The new duty rules have pushed producers to make wines at 11% abv for the UK market. But can tasty, concentrated wines be made at cut strength? Joe Wadsack looks for naturally lowabv wines – with legs
Over the years, centuries and millennia, wine has followed a steady upward trajectory of quality, with the odd hiccup here and there. We have discovered the optimum conditions in which to carefully husband perfectly ripe grapes, with more flavour and such a fine-tuned clarity and transparency that we can often place the origin of the liquid in the glass to an area of land no bigger than a few hundred square metres. Then Rishi Sunak comes along.
I say, with a small degree of embarrassment, that our current prime minister studied at Winchester College, where I received much the same education some 10 years prior. Much the same, apart from perhaps our formative extra-curricular activities – it was around this time I took enthusiastically to wine, whereas presumably Rishi didn’t. All that is to say that when a teetotaller is in charge of the economy, things can quickly go south. Sunak decided to restructure the way we pay tax and excise on alcohol, which has had a profound effect on wine.
On the face of it, the idea that alcohol should be taxed proportionately seems a perfectly sane suggestion, until one factors in how wine is made. Sunak decided that all wine above 11% alcohol would carry a penalty tariff in line with the extra alcohol it contains. This hike in customs duty has sent every large wine producer scurrying back to the winery to blend wines to take advantage of the tax break that making wine at 11% affords.
If you want to know what a world of 11% wines tastes like, you’d have to go back to pub house wines in the eighties. Then we were treated to Valpolicella and Muscadet that was cynically made in vineyards producing 20 tonnes an acre, rather than the more common six or seven these days. Wines were, at their very best, tart and insipid.
Starting with Aussie wines in the late eighties, we have had 40 years to learn that less is more, that even inexpensive wine made well, with grapes that are allowed to ripen properly, can give real pleasure at low prices. Very few grapes give off their best until they reach about 12.5% potential alcohol, so Sunak’s tax overhaul, for the first time in a generation, incentivised producers to make worse wine in order to meet price points.

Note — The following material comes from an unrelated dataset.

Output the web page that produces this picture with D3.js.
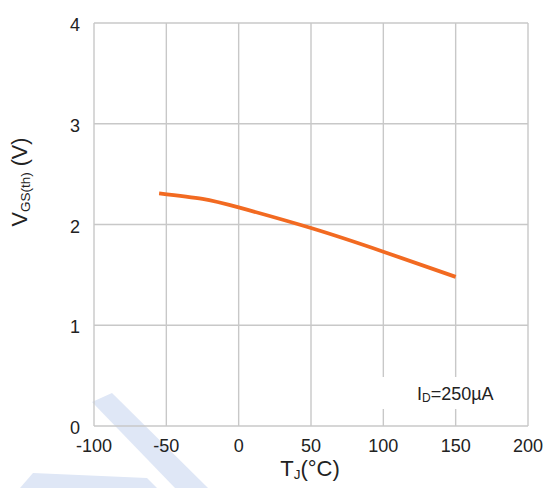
<!DOCTYPE html>
<html>
<head>
<meta charset="utf-8">
<script src="https://cdn.jsdelivr.net/npm/d3@7"></script>
<style>
  body { margin: 0; background: #fff; }
  svg { font-family: "Liberation Sans", Arial, sans-serif; }
</style>
</head>
<body>
<svg id="chart" width="552" height="488"></svg>
<script>
// data
const tempC = [-55, -25, 0, 50, 100, 150];
const vgsTh = [2.31, 2.255, 2.17, 1.965, 1.73, 1.48];
const xTicks = [-100, -50, 0, 50, 100, 150, 200];
const yTicks = [0, 1, 2, 3, 4];

const margin = { top: 23, right: 24, bottom: 62, left: 94 };
const width = 552, height = 488;

const svg = d3.select('#chart');

// watermark shapes
const wm = svg.append('g').attr('fill', '#dfe7f6');
wm.append('path').attr('d', 'M92,402 L112,393 L208,488 L175,488 Z');
wm.append('path').attr('d', 'M33,473 L147,478 L157,488 L20,488 Z');

const x = d3.scaleLinear().domain([-100, 200]).range([margin.left, width - margin.right]);
const y = d3.scaleLinear().domain([0, 4]).range([height - margin.bottom, margin.top]);

// grid
const grid = svg.append('g').attr('stroke', '#c8c8c8').attr('stroke-width', 1.4);
xTicks.forEach(t => {
    grid.append('line')
        .attr('x1', x(t)).attr('x2', x(t))
        .attr('y1', y(0)).attr('y2', y(4));
});
yTicks.forEach(t => {
    grid.append('line')
        .attr('x1', x(-100)).attr('x2', x(200))
        .attr('y1', y(t)).attr('y2', y(t));
});

// legend box (covers grid)
svg.append('rect')
    .attr('x', 372).attr('y', 377).attr('width', 140).attr('height', 32)
    .attr('fill', '#fff');
const leg = svg.append('text')
    .attr('x', 417).attr('y', 400)
    .attr('font-size', 18).attr('fill', '#222');
leg.append('tspan').text('I');
leg.append('tspan').attr('font-size', 12).attr('dy', 2).text('D');
leg.append('tspan').attr('dy', -2).text('=250µA');

// curve
const line = d3.line()
    .x((d, i) => x(tempC[i]))
    .y(d => y(d))
    .curve(d3.curveNatural);
svg.append('path')
    .datum(vgsTh)
    .attr('d', line)
    .attr('fill', 'none')
    .attr('stroke', '#f26a21')
    .attr('stroke-width', 3.8);

// tick labels
svg.append('g')
    .selectAll('text')
    .data(xTicks)
    .join('text')
    .attr('x', d => x(d))
    .attr('y', 452)
    .attr('text-anchor', 'middle')
    .attr('font-size', 18)
    .attr('fill', '#222')
    .text(d => d);

svg.append('g')
    .selectAll('text')
    .data(yTicks)
    .join('text')
    .attr('x', 80)
    .attr('y', d => y(d) + 8)
    .attr('text-anchor', 'end')
    .attr('font-size', 18)
    .attr('fill', '#222')
    .text(d => d);

// axis titles
const xt = svg.append('text')
    .attr('x', 310).attr('y', 476)
    .attr('text-anchor', 'middle')
    .attr('font-size', 22).attr('fill', '#222');
xt.append('tspan').text('T');
xt.append('tspan').attr('font-size', 13.5).attr('dy', 3).text('J');
xt.append('tspan').attr('dy', -3).text('(°C)');

const yt = svg.append('text')
    .attr('transform', 'translate(27,182) rotate(-90)')
    .attr('text-anchor', 'middle')
    .attr('font-size', 21.5).attr('fill', '#222');
yt.append('tspan').text('V');
yt.append('tspan').attr('font-size', 13.5).attr('dy', 3).text('GS(th)');
yt.append('tspan').attr('dy', -3).text(' (V)');
</script>
</body>
</html>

Early evidence indicates that this has been a financial failure, with less tax being spent on wine and ultimately less revenue for the government. In the meantime, what to do? Well, we can take advantage of certain grape varieties that are still capable of making wines at slightly lower booze levels. Riesling has the advantage of being able to produce beautiful wines at remarkably low levels of alcohol. Two reasons – Riesling doesn’t produce pyrazenes, those bitter, grassy, unripe flavours, often associated with picking early. Second, they are high in acid, which suits leaving a bit of sugar in the wine, reducing the alcohol and leaving a citrusy, moreishly sweet and sour palate. Like a wine Daiquiri!
Naturally low-abv wines
You can, of course, embrace some of those green peppery gooseberry flavours, and in some places, such as Marlborough in New Zealand, microclimates with hugely strong sun radiation, allow the flavours of their grapes to ripen prematurely. There is an outstanding producer called Forrest that owns a block called the Doctors’. Widely available, this wine is a fully ripe Kiwi Sauvignon with a mere 9.5% alcohol by volume. Taking advantage of the Sunak alcohol scale, it’s remarkably cheap too.
You might also like to drink low-alcohol fizz. The grape variety Muscat is famous for being delicious both to eat and to make wine from, at any alcohol level. It’s completely delicious and puts a smile on your face.
Asti is far more serious than people like to think and is meticulously made. I consider it one of the most underrated premium wines out there. It’s finer brother, Moscato d’Asti, made by top producers such as Vajra or Cerutti tastes like pear and lemon sorbet, is eminently mixable in a cocktail environment and weighs in at a mere 4%. I mean, why wouldn’t you?
You might too be reaching for that old package holiday stalwart, Vinho Verde, but while huge gains in quality have been achieved, it has meant that most good examples are as alcoholic as any other dry white.
However, there is one other low(er) alcohol wine known internationally and venerated by wine experts and sommeliers alike, but which sadly appears to be going the way of the saber-toothed tiger.
So here is my appeal to save the rarest of wine species, the Hunter Semillon. A variety grown for centuries in Bordeaux where it is famous for world-class sweet wines, Semillon was brought to Australia as early as the late 18th century. It is no coincidence that early examples of dry Hunter Semillon were usually labelled quite illegally as ‘Hunter Riesling’, because when grown in the unusual tropical zone of the lower Hunter and picked really early, say 9-11 % alcohol, it produces bone-dry, limey wines when young, and turns into a gloriously honeyed marmalade-filled joy, not unlike aged Grand Cru Chablis, when allowed to age for 10, 20 or even 30 years. Look out for examples from Tyrell’s, McWilliams, McGuigan or Brokenwood with at least five years on them.
So, if you are to go low, do so in the know.